Oleh
Gerry, S.Ap, M.I.Kom
(Penikmat Komunikasi Politik,
Wakil Ketua KNPI Tanjab Barat)
Pemilihan Serentak 2020 memasuki putaran akhir dengan berakhirnya masa kampanye, Minggu, 5 Desember 2020. Saat ini Pilkada memasuki masa tenang, masa krusial bagi penyelenggara pemilu untuk merampungkan segala hal yang dibutuhkan demi suksesnya pemilu dan terjaganya kepercayaan publik.
Masa tenang juga memberikan kesempatan para pemilih untuk mempertimbangkan semua informasi terkait para calon pemimpin yang akan mereka pilih pada hari pemungutan suara.
Agar masa tenang tidak berubah jadi kegaduhan semua pihak yang terkait dengan pilkada mulai dari calon kepala daerah, para elite, tim sukses dan masyarakat pendukung harus diingatkan agar tidak terjadi gesekan. Termasuk media yang memiliki kekuatan dalam membentuk citra politik.
Iyengar dan Kinder (2010) mengemukakan bahwa agenda media dapat mempengaruhi perilaku pemilih saat pemungutan suara. Maka selama masa tenang ini sudah seharusnya media, terutama yang menjadi pendukung pasangan calon untuk menghormati masa tenang.
Masa tenang seharusnya dijadikan oleh para pihak yang berkontestasi terutama para kandidat untuk cooling down. Apresiasi layak kita berikan pada para kandidat yang dengan usaha maksimal secara materil dan mental mengkampanyekan diri di tengah tekanan, cacian dan mungkin juga fitnah.
Hasil akhir tentunya ditentukan oleh rakyat sebagai pemilik kedaulatan dan legitimasi kekuasaan bagi siapapun yang akan dipilihnya menjadi pemimpin daerah ke depan. Harus disadari dalam kompetisi hanya ada satu pemenang. Karenanya butuh kedewasaan untuk mengendalikan diri dan pendukung saat salah satu dari kandidat belum mendapat kepercayaan rakyat. Sesuai komitmen yang diikrarkan di awal tahapan pilkada, siap menang dan siap kalah.

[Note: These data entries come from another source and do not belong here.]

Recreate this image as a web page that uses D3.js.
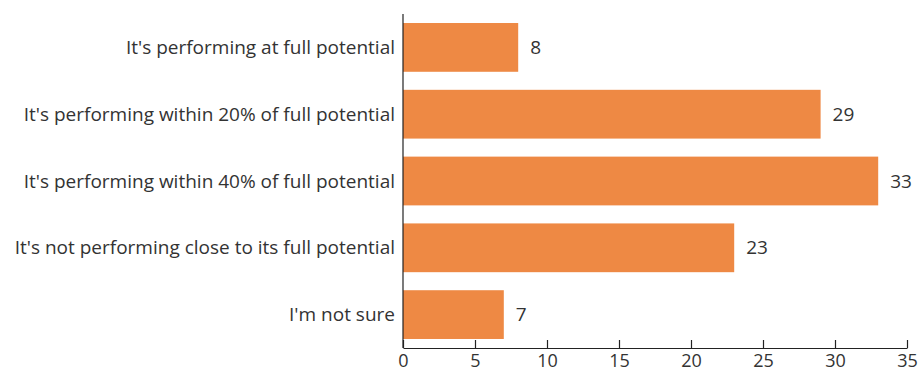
<!DOCTYPE html>
<html>
<head>
<meta charset="utf-8">
<script src="https://cdn.jsdelivr.net/npm/d3@7"></script>
<style>
  body { margin: 0; background: #fff; }
  svg { display: block; }
  text { font-family: "Open Sans", sans-serif; fill: #333; }
</style>
</head>
<body>
<svg id="chart" width="918" height="372"></svg>
<script>
const categories = [
  "It's performing at full potential",
  "It's performing within 20% of full potential",
  "It's performing within 40% of full potential",
  "It's not performing close to its full potential",
  "I'm not sure"
];
const values = [8, 29, 33, 23, 7];
const tickValues = [0, 5, 10, 15, 20, 25, 30, 35];

(function () {
const svg = d3.select("#chart");
const mLeft = 403, mRight = 907, mTop = 14, mBottom = 348;
const fs = "19px";

const x = d3.scaleLinear().domain([0, 35]).range([mLeft, mRight]);
const y = d3.scaleBand().domain(categories).range([mTop, mBottom])
  .paddingInner(0.27).paddingOuter(0.135);

const data = categories.map((c, i) => ({ c, v: values[i] }));

svg.selectAll("rect.bar").data(data).join("rect")
  .attr("class", "bar")
  .attr("x", x(0))
  .attr("y", d => y(d.c))
  .attr("width", d => x(d.v) - x(0))
  .attr("height", y.bandwidth())
  .attr("fill", "#EE8944");

svg.selectAll("text.val").data(data).join("text")
  .attr("class", "val")
  .attr("x", d => x(d.v) + 12)
  .attr("y", d => y(d.c) + y.bandwidth() / 2)
  .attr("dy", "0.35em")
  .style("font-size", fs)
  .text(d => d.v);

svg.selectAll("text.cat").data(data).join("text")
  .attr("class", "cat")
  .attr("x", mLeft - 8)
  .attr("y", d => y(d.c) + y.bandwidth() / 2)
  .attr("dy", "0.35em")
  .attr("text-anchor", "end")
  .style("font-size", fs)
  .text(d => d.c);

svg.append("line")
  .attr("x1", mLeft).attr("x2", mLeft)
  .attr("y1", mTop).attr("y2", mBottom)
  .attr("stroke", "#222").attr("stroke-width", 1.2);

const xAxis = d3.axisBottom(x).tickValues(tickValues).tickSize(8).tickSizeOuter(0).tickPadding(10);
const gx = svg.append("g").attr("transform", `translate(0,${mBottom})`).call(xAxis);
gx.select(".domain").attr("stroke", "#222").attr("stroke-width", 1.2);
gx.selectAll(".tick line").attr("stroke", "#222").attr("stroke-width", 1.2).attr("y1", -8).attr("y2", 0);
gx.selectAll(".tick text").style("font-size", "18px").style("font-family", "'Open Sans', sans-serif")
  .attr("fill", "#333").attr("dy", null).attr("y", 18.5);
})();
</script>
</body>
</html>
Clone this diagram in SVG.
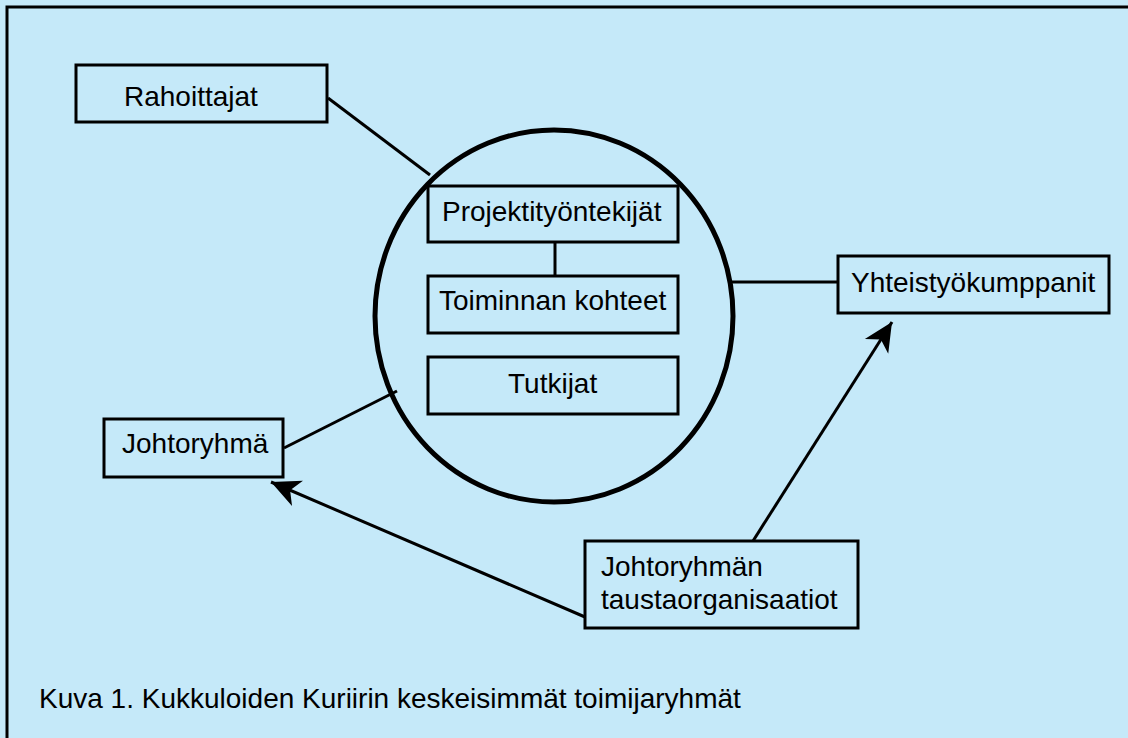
<svg xmlns="http://www.w3.org/2000/svg" width="1128" height="738" viewBox="0 0 1128 738">
<style>
.box{fill:none;stroke:#000;stroke-width:3}
.t{font-family:"Liberation Sans",Arial,sans-serif;font-size:28px;fill:#000}
.ln{stroke:#000;stroke-width:3;fill:none}
</style>
<defs>
<marker id="arr" markerUnits="userSpaceOnUse" markerWidth="30" markerHeight="30" viewBox="0 -13 26 26" refX="25" refY="0" orient="auto">
<path d="M25 0 L0 -12 L7 0 L0 12 Z" fill="#000"/>
</marker>
</defs>
<rect width="1128" height="738" fill="#C5E9F9"/>
<path d="M7 740 V7 H1130" fill="none" stroke="#000" stroke-width="3"/>
<g id="connectors">
<line class="ln" x1="328" y1="98" x2="430" y2="175"/>
<line class="ln" x1="555" y1="242" x2="555" y2="276"/>
<line class="ln" x1="732" y1="282" x2="838" y2="282"/>
<line class="ln" x1="284" y1="448" x2="397" y2="391"/>
<line class="ln" x1="585" y1="617" x2="271" y2="482" marker-end="url(#arr)"/>
<line class="ln" x1="753" y1="541" x2="892" y2="322" marker-end="url(#arr)"/>
</g>
<g id="circle"><ellipse cx="554" cy="316" rx="179" ry="186" fill="none" stroke="#000" stroke-width="5"/></g>
<g id="rahoittajat"><rect class="box" x="76" y="65" width="251" height="57"/><text class="t" x="124" y="106">Rahoittajat</text></g>
<g id="projektityontekijat"><rect class="box" x="428" y="186" width="250" height="56"/><text class="t" x="442" y="221">Projektityöntekijät</text></g>
<g id="toiminnan"><rect class="box" x="428" y="276" width="250" height="57"/><text class="t" x="439" y="310">Toiminnan kohteet</text></g>
<g id="tutkijat"><rect class="box" x="428" y="357" width="250" height="57"/><text class="t" x="508" y="393">Tutkijat</text></g>
<g id="yhteistyo"><rect class="box" x="838" y="256" width="271" height="57"/><text class="t" x="851" y="292">Yhteistyökumppanit</text></g>
<g id="johtoryhma"><rect class="box" x="104" y="419" width="179" height="58"/><text class="t" x="122" y="453">Johtoryhmä</text></g>
<g id="tausta"><rect class="box" x="585" y="541" width="273" height="87"/><text class="t" x="601" y="576">Johtoryhmän</text><text class="t" x="601" y="609">taustaorganisaatiot</text></g>
<text class="t" x="39" y="708">Kuva 1. Kukkuloiden Kuriirin keskeisimmät toimijaryhmät</text>
</svg>
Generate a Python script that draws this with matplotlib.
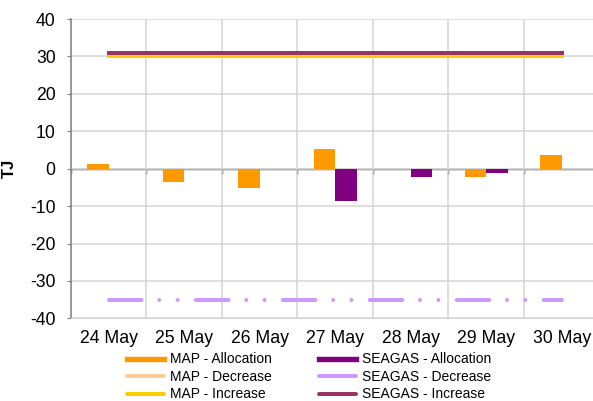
import numpy as np
import matplotlib
matplotlib.use('Agg')
import matplotlib.pyplot as plt
from matplotlib.lines import Line2D

plt.rcParams['font.family'] = ['Liberation Sans', 'DejaVu Sans']
plt.rcParams['lines.scale_dashes'] = False
plt.rcParams['axes.unicode_minus'] = False

dates = ['24 May', '25 May', '26 May', '27 May', '28 May', '29 May', '30 May']
map_alloc = [1.3, -3.5, -5.2, 5.3, -0.1, -2.1, 3.6]
seagas_alloc = [0, 0, 0, -8.5, -2.1, -1.15, 0]
map_decrease = [np.nan] * 7
seagas_decrease = [-35, -35, -35, -35, -35, -35, -35]
map_increase = [30, 30, 30, 30, 30, 30, 30]
seagas_increase = [31, 31, 31, 31, 31, 31, 31]
yticks = [-40, -30, -20, -10, 0, 10, 20, 30, 40]

c_map = '#FF9900'
c_seagas = '#800080'
c_map_dec = '#FFCC99'
c_seagas_dec = '#CC99FF'
c_map_inc = '#FFCC00'
c_seagas_inc = '#993366'

fig = plt.figure(figsize=(5.93, 4.01), dpi=100)
ax = fig.add_axes([0.1197, 0.206, 0.8912, 0.7466])

x = np.arange(len(dates))
w = 0.287
lw = 2.88

ax.bar(x - w, map_alloc, width=w, align='edge', color=c_map, zorder=3)
ax.bar(x, seagas_alloc, width=w, align='edge', color=c_seagas, zorder=3)

ax.plot(x, map_decrease, color=c_map_dec, lw=lw, zorder=4)
ax.plot(x, map_increase, color=c_map_inc, lw=lw, solid_capstyle='projecting', zorder=4)
ax.plot(x, seagas_decrease, color=c_seagas_dec, lw=lw, dash_capstyle='round',
        dashes=(23.47, 12.74, 0.01, 13.18, 0.01, 13.18), zorder=4)
ax.plot(x, seagas_increase, color=c_seagas_inc, lw=lw, solid_capstyle='projecting', zorder=5)

ax.set_xlim(-0.5, len(dates) - 0.5)
ax.set_ylim(-40, 40)
ax.set_yticks(yticks)
ax.set_xticks(x)
ax.set_xticklabels(dates)
ax.set_xticks(np.arange(len(dates) + 1) - 0.5, minor=True)
ax.tick_params(axis='x', which='both', length=0, labelsize=12.7, pad=8)
ax.tick_params(axis='y', length=3.1, color='#808080', labelsize=12.7, pad=8)
ax.grid(axis='y', color='#d4d4d4', lw=1.1, zorder=0)
ax.grid(axis='x', which='minor', color='#d4d4d4', lw=1.1, zorder=0)
ax.grid(axis='x', which='major', visible=False)

for s in ['top', 'right']:
    ax.spines[s].set_visible(False)
ax.spines['bottom'].set_color('#d4d4d4')
ax.spines['left'].set_color('#808080')
ax.spines['left'].set_linewidth(1.1)

# horizontal axis crossing at zero
zax = ax.secondary_xaxis(0, transform=ax.transData)
zax.set_xticks(np.arange(len(dates) + 1) - 0.5)
zax.set_xticklabels([])
zax.tick_params(direction='out', length=3.6, color='#404040', width=1)
zax.spines['bottom'].set_color('#404040')
zax.spines['bottom'].set_linewidth(1)

ax.set_ylabel('TJ', fontsize=12, fontweight='bold')
ax.yaxis.set_label_coords(-0.102, 0.5)

handles = [
    Line2D([], [], color=c_map, lw=3.9),
    Line2D([], [], color=c_map_dec, lw=lw, solid_capstyle='round'),
    Line2D([], [], color=c_map_inc, lw=lw, solid_capstyle='round'),
    Line2D([], [], color=c_seagas, lw=3.9),
    Line2D([], [], color=c_seagas_dec, lw=lw, solid_capstyle='round'),
    Line2D([], [], color=c_seagas_inc, lw=lw, solid_capstyle='round'),
]
labels = ['MAP - Allocation', 'MAP - Decrease', 'MAP - Increase',
          'SEAGAS - Allocation', 'SEAGAS - Decrease', 'SEAGAS - Increase']
fig.legend(handles, labels, loc='center', bbox_to_anchor=(0.521, 0.06), ncol=2,
           frameon=False, fontsize=10, handlelength=2.7, handletextpad=0.4,
           columnspacing=3.4, labelspacing=0.25, borderpad=0)

fig.savefig('out.png', dpi=100)
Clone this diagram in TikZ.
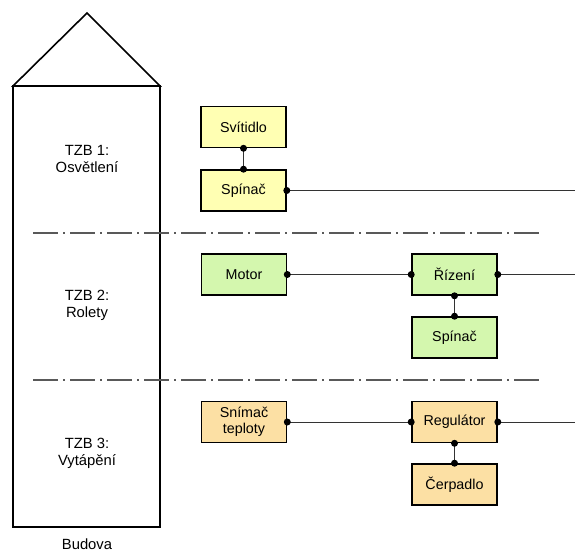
\documentclass[tikz,border=0pt]{standalone}
\usepackage{fontspec}
\setmainfont{Liberation Sans}
\begin{document}
\begin{tikzpicture}[x=1pt,y=-1pt,
  box/.style={draw=black,line width=1.6pt,minimum width=85pt,minimum height=41pt,inner sep=1pt,align=center,font=\fontsize{14.3}{16}\selectfont},
  ybox/.style={box,fill=yellowfill},
  gbox/.style={box,fill=greenfill},
  obox/.style={box,fill=orangefill},
  wire/.style={line width=0.9pt,draw=black!80},
  dot/.style={circle,fill=black,inner sep=0pt,minimum size=7pt},
  sep/.style={line width=1.2pt,draw=black!65,dash pattern=on 25pt off 5pt on 2pt off 5pt},
  lbl/.style={align=center,font=\fontsize{14.8}{17}\selectfont}]
\definecolor{yellowfill}{HTML}{FFFFB3}
\definecolor{greenfill}{HTML}{D4F7AE}
\definecolor{orangefill}{HTML}{FCE0A4}
\useasboundingbox (0,0) rectangle (575,551);
% building
\draw[line width=1.6pt] (13,86) -- (87,13) -- (160,86) -- cycle;
\draw[line width=1.6pt] (13,86) rectangle (160,527);
\node[lbl] (l1) at (87,159) {TZB 1:\\Osvětlení};
\node[lbl] (l2) at (87,305) {TZB 2:\\Rolety};
\node[lbl] (l3) at (87,453) {TZB 3:\\Vytápění};
\node[lbl] (bud) at (87,544) {Budova};
% separators
\coordinate (s1a) at (33,233); \coordinate (s1b) at (540,233);
\coordinate (s2a) at (33,380); \coordinate (s2b) at (540,380);
\draw[sep] (s1a) -- (s1b);
\draw[sep] (s2a) -- (s2b);
% boxes
\node[ybox] (svit) at (243.5,127) {Svítidlo};
\node[ybox] (spin1) at (243.5,190.5) {Spínač};
\node[gbox] (motor) at (244,274.5) {Motor};
\node[gbox] (rizeni) at (454.5,274.5) {Řízení};
\node[gbox] (spin2) at (454.5,337.5) {Spínač};
\node[obox] (snimac) at (244,422) {Snímač\\teploty};
\node[obox] (reg) at (454.5,422) {Regulátor};
\node[obox] (cerp) at (454.5,484.5) {Čerpadlo};
\coordinate (e1) at (575,190.5);
\coordinate (e2) at (575,274.5);
\coordinate (e3) at (575,422);
% wires
\draw[wire] (svit.south) -- (spin1.north);
\draw[wire] (spin1.east) -- (e1);
\draw[wire] (motor.east) -- (rizeni.west);
\draw[wire] (rizeni.east) -- (e2);
\draw[wire] (rizeni.south) -- (spin2.north);
\draw[wire] (snimac.east) -- (reg.west);
\draw[wire] (reg.east) -- (e3);
\draw[wire] (reg.south) -- (cerp.north);
% dots
\foreach \p in {svit.south,spin1.north,spin1.east,motor.east,rizeni.west,rizeni.east,rizeni.south,spin2.north,snimac.east,reg.west,reg.east,reg.south,cerp.north}
  \node[dot] at (\p) {};
\end{tikzpicture}
\end{document}
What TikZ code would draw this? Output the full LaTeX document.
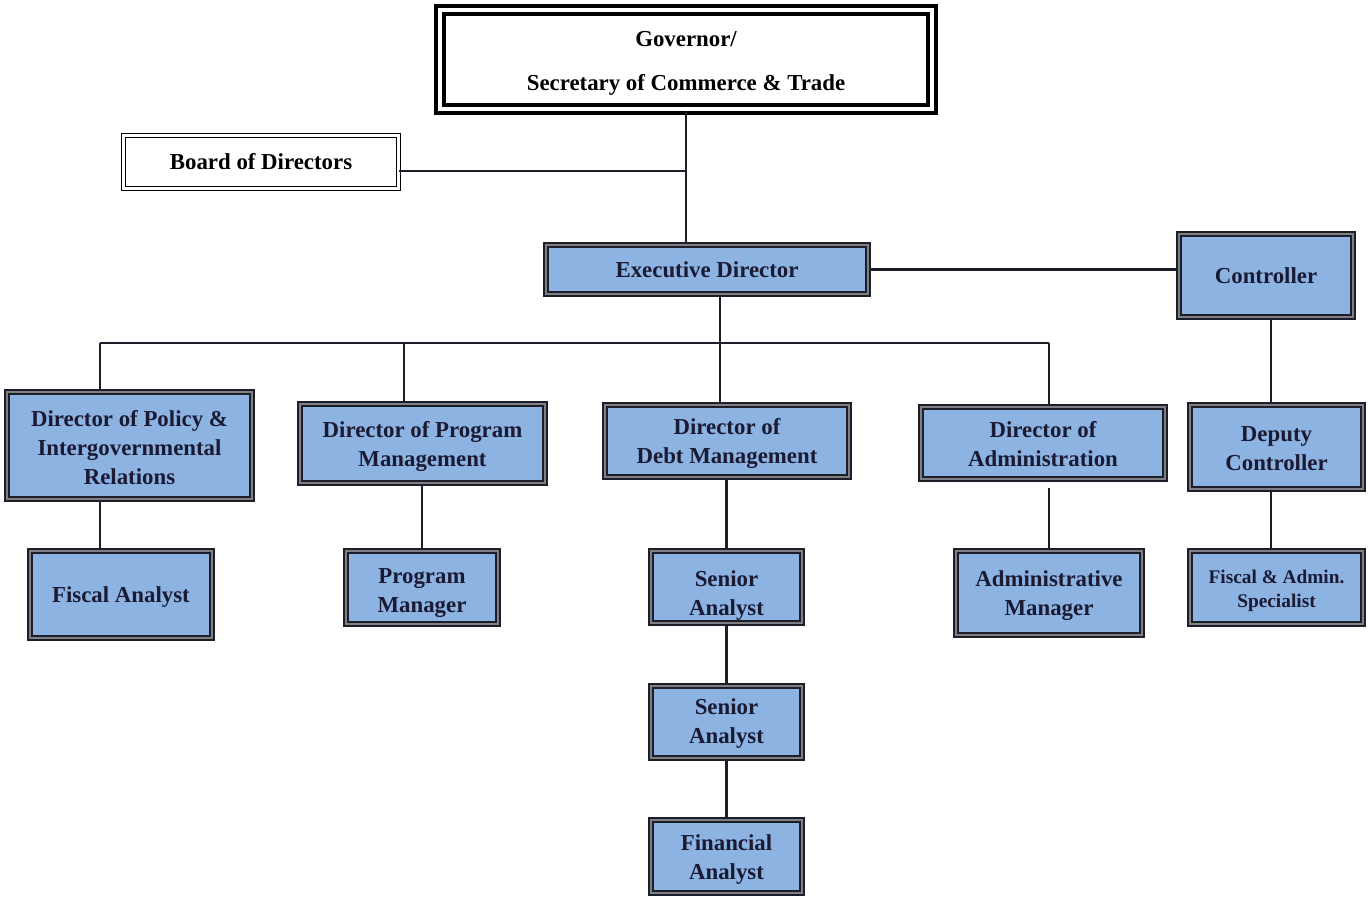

Untuk para tim sukses atau relawan diharapkan memahami bahwa dalam demokrasi kita harus menghormati perbedaan. Pilkada 2020 yang berlangsung di masa pandemi dan era web 3.0 ini menjadikan saluran komunikasi politik jadi beragam dengan memanfaatkan media sosial sebagai medan pertempuran.
Di media sosial para user tidak hanya sebagai penerima informasi namun juga sekaligus sebagai produsen informasi. Sehingga perang narasi tidak bisa terelakan, bahkan mungkin terjadi kampanye negatif dan kampanye hitam. Maka jadikanlah masa tenang ini sebagai momentum refleksi atas berbagai tindakan yang selama ini di ekspresikan.
Kemudian yang tak kalah penting di antisipasi di masa tenang ini adalah politik uang (money politics). Money politics adalah musuh terbesar dalam ajang pemilihan. Kita masih berjuang untuk membebaskan negeri ini dari politik uang. Sudah selayaknya kita mulai belajar menahan godaan politik uang dalam pilkada kali ini.
Sudah saatnya kita menempatkan idealisme dalam menentukan pilihan politik. Karena bila kita mempertahankan politik uang, ongkos politiknya sangat mahal. Jangan sampai kita mempertaruhkan masa depan daerah demi selembar atau dua lembar uang.
Masa tenang saat ini menjadi ajang pembuktian apakah demokrasi di negeri ini bisa bebas dari fanatisme sempit dan politik uang. Mari kita beri kesempatan kepada penyelenggara pemilihan baik itu KPU, Bawaslu serta para pihak terkait pemungutan suara untuk melaksanakan tugas dalam penyelenggaraan pilkada.
Terakhir, mari kita hormati masa tenang dan beri kesempatan kepada pemilih untuk bisa menentukan pilihannya dengan tenang. Kesempatan sudah diberikan kepada semua pihak untuk berikhtiar meyakinkan pemilih. Selanjutnya giliran rakyat memastikan kepada siapa kekuasaan akan diberikan. Selamat memilih Kepala Daerah.